The discovery came as new flood surges hit the south and Prime Minister Yousaf Raza Gillani said 20 million people had been left homeless by the deluge.
The UN has appealed for an initial $460m (€360m) to provide relief to Pakistan, but has said the country would need billions to rebuild once the flood receded.
In light of the crisis, Pakistan cancelled celebrations yesterday marking its creation and independence from Britain in 1947.
President Asif Ali Zardari has met with flood victims in the northwest. UN Secretary-General Ban Ki-moon is expected to visit the country soon.
The floods have killed around 1,500 people, and aid workers have warned that disease could raise that toll.
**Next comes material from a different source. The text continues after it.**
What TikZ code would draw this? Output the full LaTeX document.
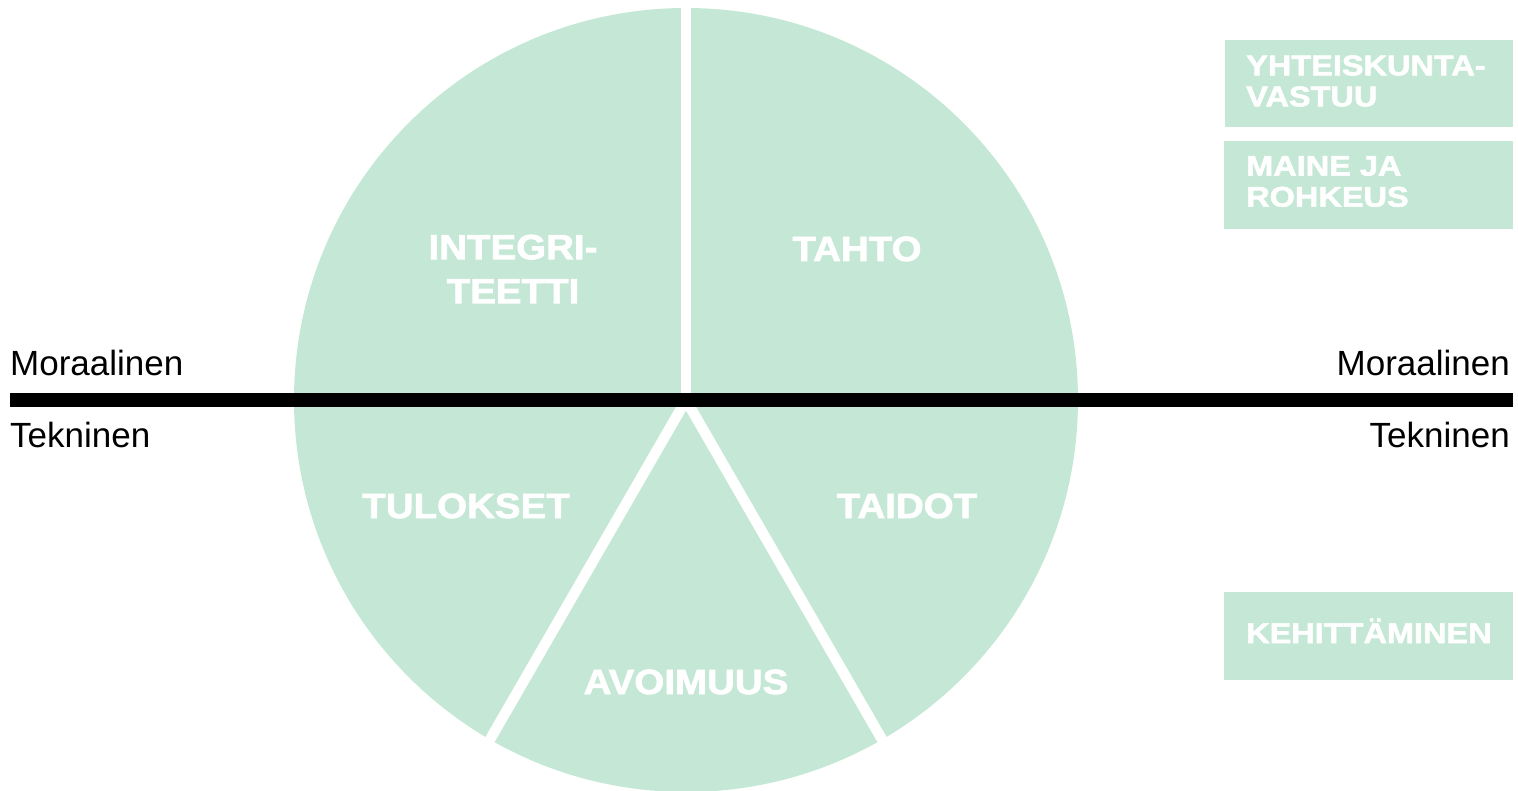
\documentclass[tikz,border=0pt]{standalone}
\usepackage{fontspec}
\setmainfont{Liberation Sans}
\newfontfamily\heavycirc{Liberation Sans Bold}[FakeStretch=1.1,FakeBold=2]
\newfontfamily\heavybox{Liberation Sans Bold}[FakeStretch=1.14,FakeBold=2]
\definecolor{mint}{RGB}{196,232,213}
\tikzset{
  circlabel/.style={text=white,inner sep=0pt,align=center,font=\heavycirc\fontsize{35}{44}\selectfont},
  boxlabel/.style={text=white,inner sep=0pt,align=left,font=\heavybox\fontsize{28.5}{31}\selectfont},
  sidelabel/.style={text=black,inner sep=0pt,font=\fontsize{35}{40}\selectfont},
  gapline/.style={white,line width=10.5pt},
  panel/.style={fill=mint,draw=none}
}
\begin{document}
\begin{tikzpicture}[x=1pt,y=-1pt]
\useasboundingbox (0,0) rectangle (1518,791);
% pie
\coordinate (c) at (686,400);
\fill[mint] (c) circle[radius=392];
\coordinate (gtop) at (686,-20);
\coordinate (gleft) at (476,763.7);
\coordinate (gright) at (896,763.7);
\draw[gapline] (c) -- (gtop);
\draw[gapline] (c) -- (gleft);
\draw[gapline] (c) -- (gright);
% bar
\coordinate (barl) at (10,400);
\coordinate (barr) at (1513,400);
\draw[black,line width=14pt] (barl) -- (barr);
% circle labels
\node[circlabel,anchor=center] (integ) at (513,269) {INTEGRI-\\TEETTI};
\node[circlabel,anchor=base] (tahto) at (857,261) {TAHTO};
\node[circlabel,anchor=base] (tulok) at (466,518) {TULOKSET};
\node[circlabel,anchor=base] (taidot) at (907,518) {TAIDOT};
\node[circlabel,anchor=base] (avoim) at (686,694) {AVOIMUUS};
% side labels
\node[sidelabel,anchor=base west] (moral) at (10,376) {Moraalinen};
\node[sidelabel,anchor=base east] (moralr) at (1510,376) {Moraalinen};
\node[sidelabel,anchor=base west] (tekl) at (10,447) {Tekninen};
\node[sidelabel,anchor=base east] (tekr) at (1510,447) {Tekninen};
% boxes
\path[panel] (1225,40) rectangle (1513,127);
\path[panel] (1224,141) rectangle (1513,229);
\path[panel] (1224,592) rectangle (1513,680);
\node[boxlabel,anchor=west] (b1) at (1246,81) {YHTEISKUNTA-\\VASTUU};
\node[boxlabel,anchor=west] (b2) at (1246,181.5) {MAINE JA\\ROHKEUS};
\node[boxlabel,anchor=base west] (b3) at (1246,643) {KEHITTÄMINEN};
\end{tikzpicture}
\end{document}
One case of cholera had been confirmed in Mingora, the main town in the northwest's Swat Valley, UN spokesman Maurizio Giuliano said. Other cases were suspected.
Cholera can lead to severe dehydration and death without prompt treatment, and containing cholera outbreaks is considered a high priority following floods.
In a televised address to the nation yesterday, Mr Gilani said 20 million were now homeless. It was unclear how many of those people were briefly forced to leave their homes and how many had lost their houses altogether.
Fresh flood waves swelled the River Indus yesterday, threatening nearby cities, towns and villages in southern Sindh province, said Mohammed Ajmal Shad, a senior meteorologist. The Indus was already more than 15 miles (25km) wide at some points -- 25 times wider than during normal monsoon seasons.
Authorities were trying to evacuate or warn people in Jacobabad, Hyderabad, Thatta, Ghotki, Larkana and other areas. Already, many flood victims are living in muddy camps or overcrowded government buildings, while thousands more are sleeping in the open next to their cows, goats and whatever possessions they managed to drag with them.